La lotería es, sin embargo, algo que ni siquiera existe en otros barrios. Es un simple pasatiempo para muchas familias bien que si salen ganadoras engordarán un poco más su cuenta, pero que si no toca, tampoco pasa nada, que ya tenemos tanto o más de lo que reparte cualquiera de los premios. Tenemos tanto o más que pudimos comprarnos un cochecito, y dos y tres. Tenemos tanto que como ya nos hemos independizado, fuimos a por el casoplón de la playa.
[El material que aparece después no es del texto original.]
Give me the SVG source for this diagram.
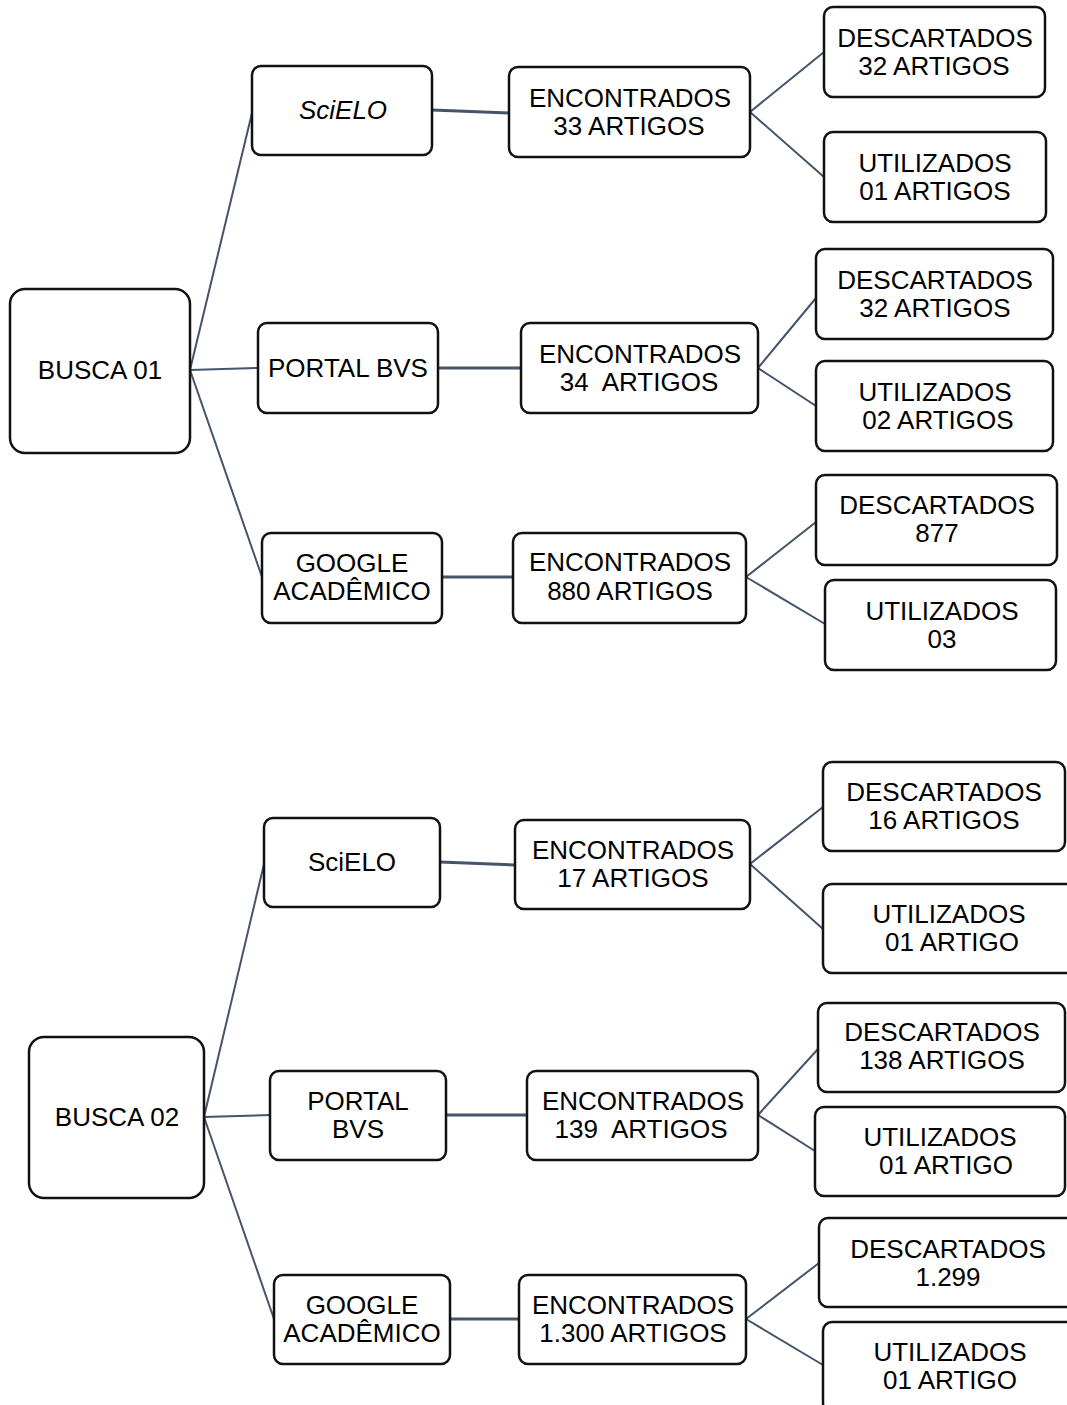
<svg xmlns="http://www.w3.org/2000/svg" width="1067" height="1405" viewBox="0 0 1067 1405">
<style>
.b{fill:#fff;stroke:#111;stroke-width:2.5}
text{font-family:"Liberation Sans",Arial,sans-serif;font-size:26px;fill:#000;text-anchor:middle;white-space:pre}
.c line{stroke:#44546a;stroke-width:2;stroke-linecap:round}
.c line.h{stroke-width:3}
</style>
<rect width="1067" height="1405" fill="#fff"/>
<g class="c" id="connectors">
<line x1="190" y1="370" x2="252" y2="113"/>
<line x1="190" y1="370" x2="258" y2="368"/>
<line x1="190" y1="370" x2="262" y2="577"/>
<line class="h" x1="432" y1="110" x2="509" y2="113"/>
<line class="h" x1="438" y1="368" x2="521" y2="368"/>
<line class="h" x1="442" y1="577" x2="513" y2="577"/>
<line x1="750" y1="112" x2="824" y2="52"/>
<line x1="750" y1="112" x2="824" y2="177"/>
<line x1="758" y1="368" x2="816" y2="298"/>
<line x1="758" y1="368" x2="816" y2="406"/>
<line x1="746" y1="577" x2="816" y2="522"/>
<line x1="746" y1="577" x2="825" y2="624"/>
<line x1="204" y1="1117" x2="264" y2="864"/>
<line x1="204" y1="1117" x2="270" y2="1115"/>
<line x1="204" y1="1117" x2="274" y2="1319"/>
<line class="h" x1="440" y1="862" x2="515" y2="865"/>
<line class="h" x1="446" y1="1115" x2="527" y2="1115"/>
<line class="h" x1="450" y1="1319" x2="519" y2="1319"/>
<line x1="750" y1="864" x2="823" y2="807"/>
<line x1="750" y1="864" x2="823" y2="929"/>
<line x1="758" y1="1115" x2="818" y2="1049"/>
<line x1="758" y1="1115" x2="815" y2="1151"/>
<line x1="746" y1="1319" x2="819" y2="1263"/>
<line x1="746" y1="1319" x2="823" y2="1365"/>
</g>
<g id="busca01"><rect class="b" x="10" y="289" width="180" height="164" rx="15"/><text x="100" y="379">BUSCA 01</text></g>
<g id="scielo1"><rect class="b" x="252" y="66" width="180" height="89" rx="9"/><text x="343" y="119" font-style="italic">SciELO</text></g>
<g id="bvs1"><rect class="b" x="258" y="323" width="180" height="90" rx="9"/><text x="348" y="377">PORTAL BVS</text></g>
<g id="google1"><rect class="b" x="262" y="533" width="180" height="90" rx="9"/><text x="352" y="572">GOOGLE</text><text x="352" y="600">ACADÊMICO</text></g>
<g id="enc33"><rect class="b" x="509" y="67" width="241" height="90" rx="9"/><text x="630" y="107">ENCONTRADOS</text><text x="629" y="135">33 ARTIGOS</text></g>
<g id="enc34"><rect class="b" x="521" y="323" width="237" height="90" rx="9"/><text x="640" y="363">ENCONTRADOS</text><text x="639" y="391">34  ARTIGOS</text></g>
<g id="enc880"><rect class="b" x="513" y="533" width="233" height="90" rx="9"/><text x="630" y="571">ENCONTRADOS</text><text x="630" y="600">880 ARTIGOS</text></g>
<g id="desc32a"><rect class="b" x="824" y="7" width="221" height="90" rx="9"/><text x="935" y="47">DESCARTADOS</text><text x="934" y="75">32 ARTIGOS</text></g>
<g id="util01a"><rect class="b" x="824" y="132" width="222" height="90" rx="9"/><text x="935" y="172">UTILIZADOS</text><text x="935" y="200">01 ARTIGOS</text></g>
<g id="desc32b"><rect class="b" x="816" y="249" width="237" height="90" rx="9"/><text x="935" y="289">DESCARTADOS</text><text x="935" y="317">32 ARTIGOS</text></g>
<g id="util02"><rect class="b" x="816" y="361" width="237" height="90" rx="9"/><text x="935" y="401">UTILIZADOS</text><text x="938" y="429">02 ARTIGOS</text></g>
<g id="desc877"><rect class="b" x="816" y="475" width="241" height="90" rx="9"/><text x="937" y="514">DESCARTADOS</text><text x="937" y="542">877</text></g>
<g id="util03"><rect class="b" x="825" y="580" width="231" height="90" rx="9"/><text x="942" y="620">UTILIZADOS</text><text x="942" y="648">03</text></g>
<g id="busca02"><rect class="b" x="29" y="1037" width="175" height="161" rx="15"/><text x="117" y="1126">BUSCA 02</text></g>
<g id="scielo2"><rect class="b" x="264" y="818" width="176" height="89" rx="9"/><text x="352" y="871">SciELO</text></g>
<g id="bvs2"><rect class="b" x="270" y="1071" width="176" height="89" rx="9"/><text x="358" y="1110">PORTAL</text><text x="358" y="1138">BVS</text></g>
<g id="google2"><rect class="b" x="274" y="1275" width="176" height="89" rx="9"/><text x="362" y="1314">GOOGLE</text><text x="362" y="1342">ACADÊMICO</text></g>
<g id="enc17"><rect class="b" x="515" y="820" width="235" height="89" rx="9"/><text x="633" y="859">ENCONTRADOS</text><text x="633" y="887">17 ARTIGOS</text></g>
<g id="enc139"><rect class="b" x="527" y="1071" width="231" height="89" rx="9"/><text x="643" y="1110">ENCONTRADOS</text><text x="641" y="1138">139  ARTIGOS</text></g>
<g id="enc1300"><rect class="b" x="519" y="1275" width="227" height="89" rx="9"/><text x="633" y="1314">ENCONTRADOS</text><text x="633" y="1342">1.300 ARTIGOS</text></g>
<g id="desc16"><rect class="b" x="823" y="762" width="242" height="89" rx="9"/><text x="944" y="801">DESCARTADOS</text><text x="944" y="829">16 ARTIGOS</text></g>
<g id="util01b"><rect class="b" x="823" y="884" width="254" height="89" rx="9"/><text x="949" y="923">UTILIZADOS</text><text x="952" y="951">01 ARTIGO</text></g>
<g id="desc138"><rect class="b" x="818" y="1003" width="247" height="89" rx="9"/><text x="942" y="1041">DESCARTADOS</text><text x="942" y="1069">138 ARTIGOS</text></g>
<g id="util01c"><rect class="b" x="815" y="1107" width="250" height="89" rx="9"/><text x="940" y="1146">UTILIZADOS</text><text x="946" y="1174">01 ARTIGO</text></g>
<g id="desc1299"><rect class="b" x="819" y="1218" width="262" height="89" rx="9"/><text x="948" y="1258">DESCARTADOS</text><text x="948" y="1286">1.299</text></g>
<g id="util01d"><rect class="b" x="823" y="1322" width="262" height="90" rx="9"/><text x="950" y="1361">UTILIZADOS</text><text x="950" y="1389">01 ARTIGO</text></g>
</svg>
Tenemos tanto que tuvimos que excavar agujeros en los que guardar el dinero.

La lotería es indirectamente anestesia, es ansia de diferenciación, ganas de separarte de la realidad que has mamado desde crío, deseo de marcharte para siempre, apelar a la casualidad para intentar solventar una situación material que no te han dejado resolver con medidas reales. La lotería es un invento del que se aprovechan quienes no te dejaron labrarte un futuro, no te dejaron avanzar, te arrebataron la posibilidad de vivir dignamente y ahora te sugieren que la única forma de poder escapar del camino marcado es el azar. La lotería es una forma de soñar demasiado cara.